## SUPPLIED MATERIAL:
§

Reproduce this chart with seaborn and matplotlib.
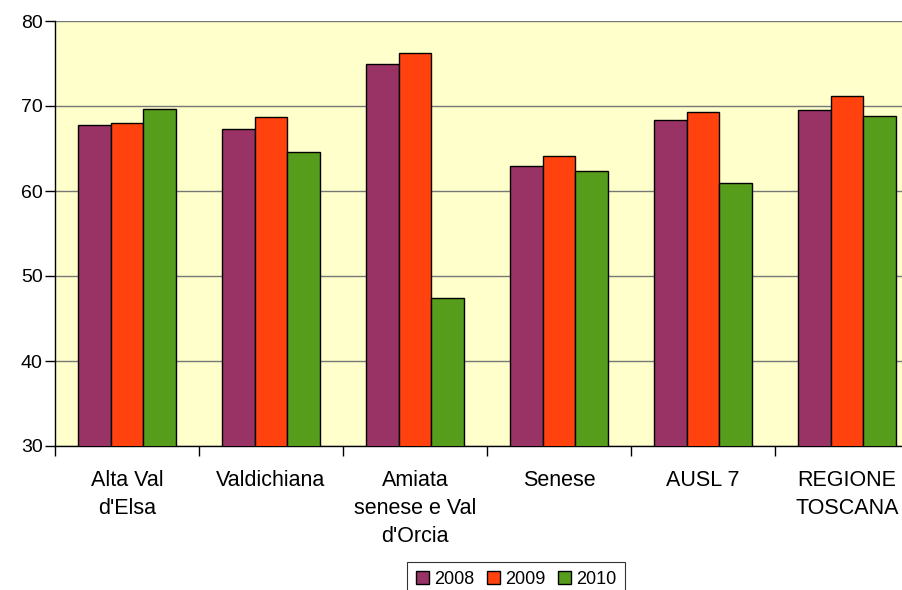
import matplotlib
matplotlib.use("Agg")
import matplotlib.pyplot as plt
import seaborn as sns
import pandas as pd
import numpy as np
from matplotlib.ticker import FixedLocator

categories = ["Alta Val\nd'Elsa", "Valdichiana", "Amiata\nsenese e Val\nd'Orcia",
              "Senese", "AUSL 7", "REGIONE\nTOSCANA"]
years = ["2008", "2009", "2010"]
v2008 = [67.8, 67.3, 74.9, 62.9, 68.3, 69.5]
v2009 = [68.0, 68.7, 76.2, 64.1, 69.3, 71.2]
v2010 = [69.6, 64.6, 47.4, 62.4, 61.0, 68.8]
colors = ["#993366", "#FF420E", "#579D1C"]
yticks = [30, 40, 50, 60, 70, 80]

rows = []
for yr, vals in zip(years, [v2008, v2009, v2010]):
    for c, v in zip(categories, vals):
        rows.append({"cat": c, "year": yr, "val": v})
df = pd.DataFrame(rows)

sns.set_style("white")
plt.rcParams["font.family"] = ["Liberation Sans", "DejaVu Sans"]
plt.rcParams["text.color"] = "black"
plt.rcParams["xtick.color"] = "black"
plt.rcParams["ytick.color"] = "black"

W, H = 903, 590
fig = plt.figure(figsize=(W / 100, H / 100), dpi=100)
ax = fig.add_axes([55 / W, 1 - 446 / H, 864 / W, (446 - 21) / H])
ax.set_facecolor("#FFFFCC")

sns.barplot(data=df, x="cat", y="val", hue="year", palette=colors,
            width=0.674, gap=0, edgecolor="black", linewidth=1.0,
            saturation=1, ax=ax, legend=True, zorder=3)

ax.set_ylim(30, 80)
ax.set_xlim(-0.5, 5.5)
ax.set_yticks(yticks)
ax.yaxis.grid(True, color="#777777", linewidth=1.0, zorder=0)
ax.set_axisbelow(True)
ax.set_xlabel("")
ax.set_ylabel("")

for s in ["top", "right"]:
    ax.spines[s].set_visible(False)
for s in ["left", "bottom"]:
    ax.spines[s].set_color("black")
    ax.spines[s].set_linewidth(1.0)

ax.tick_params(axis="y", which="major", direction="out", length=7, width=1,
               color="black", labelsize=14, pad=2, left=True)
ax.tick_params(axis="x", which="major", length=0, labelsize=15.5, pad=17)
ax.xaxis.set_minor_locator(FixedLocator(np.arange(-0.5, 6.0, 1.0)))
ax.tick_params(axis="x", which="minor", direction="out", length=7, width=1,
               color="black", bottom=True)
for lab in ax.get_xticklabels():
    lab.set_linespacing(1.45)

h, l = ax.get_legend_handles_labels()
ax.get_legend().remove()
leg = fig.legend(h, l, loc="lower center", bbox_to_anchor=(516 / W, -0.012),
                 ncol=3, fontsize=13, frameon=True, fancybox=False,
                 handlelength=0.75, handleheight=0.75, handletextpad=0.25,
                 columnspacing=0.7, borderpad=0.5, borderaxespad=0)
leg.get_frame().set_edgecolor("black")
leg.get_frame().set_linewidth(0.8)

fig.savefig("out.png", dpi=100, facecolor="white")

§

## SHORT EXERCISE:
Without any pictures, reproduce the lines from the first one in the material through the line that has "yticks = [30, 40, 50, 60, 70, 80]", exactly as they appear.

## REPLY:
Reproduce this chart with seaborn and matplotlib.
import matplotlib
matplotlib.use("Agg")
import matplotlib.pyplot as plt
import seaborn as sns
import pandas as pd
import numpy as np
from matplotlib.ticker import FixedLocator

categories = ["Alta Val\nd'Elsa", "Valdichiana", "Amiata\nsenese e Val\nd'Orcia",
              "Senese", "AUSL 7", "REGIONE\nTOSCANA"]
years = ["2008", "2009", "2010"]
v2008 = [67.8, 67.3, 74.9, 62.9, 68.3, 69.5]
v2009 = [68.0, 68.7, 76.2, 64.1, 69.3, 71.2]
v2010 = [69.6, 64.6, 47.4, 62.4, 61.0, 68.8]
colors = ["#993366", "#FF420E", "#579D1C"]
yticks = [30, 40, 50, 60, 70, 80]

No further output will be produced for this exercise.